Die geringe Größe der meisten Instruments ist aber auch gleichzeitig dem Umstand geschuldet, dass viele Sounds sicher mehrere zusätzliche Velocity-Stufen vertragen hätten. Denn teilweise ist der Übergang zwischen leisem und lautem Anschlag recht sprunghaft und damit deutlicher wahrnehmbar, als einem lieb ist. Das ist sehr schade, weil sich dadurch manche sehr gut klingende Sounds weniger ausdrucksstark spielen lassen, als sie es verdient hätten.
Das riesige Soundspektrum
…der Cinematic Keys wird einerseits durch die unterschiedlichsten, teilweise brachialen Klangerzeugungsmethoden verschiedenster Instrumente realisiert, andererseits aber auch durch die sehr umfangreichen Möglichkeiten des Effekteinsatzes. Die üppige Auswahl von über 850 Presets deckt »normale« Instrumente, aber auch Atmosphären, Stingers, Impacts, Kits, Loops und vieles mehr ab.
Bild: SHUTTERSTOCK
Bild: SHUTTERSTOCK
Bild: SHUTTERSTOCK
FAZIT
Ob man die Cinematic Keys als Hauptwerkzeug für die große Leinwand nutzen würde, ist eher eine Stilfrage. Ich persönlich vermisse dafür den klassischen »Bigger than Life Sound«, eine stärkere emotionale Komponente und oftmals eine bessere dynamische Spielbarkeit.
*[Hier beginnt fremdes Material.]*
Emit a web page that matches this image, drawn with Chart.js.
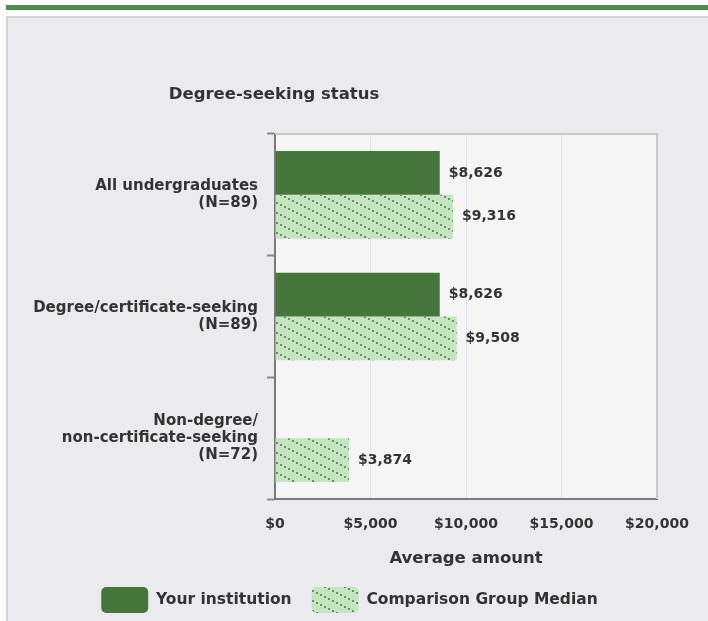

Natürlich ist die Library auch fürs Kino einsetzbar! Aber vor allem da, wo auch etwas Staub aus den Ritzen geblasen werden kann und frische, modernere Sounds zum Einsatz kommen dürfen, die aus ästhetischer Sicht und nicht aufgrund der perfekten Simulation überzeugen.
Ihre Stärken spielen die Cinematic Keys definitiv in Musik für TV, Games oder auch Werbung aus. Hierfür sind sie ein durchdachtes und inspirierendes Werkzeug, mit einer Vielzahl höchst unterschiedlicher Sounds, das durch die außergewöhnlichen und umfangreichen Modulationsmöglichkeiten zu Ergebnissen führen kann, die so vorher eigentlich gar nicht geplant waren.
Der drahtige Grundsound ist sicherlich nicht jedermanns Sache und sollte vor einem Kauf abgewogen werden. Ich jedenfalls habe die Cinematic Keys lieben gelernt und ihnen als »Special Task Force« für eher ungewöhnlichere Soundeinsätze einen festen Platz in meinem Setup eingeräumt.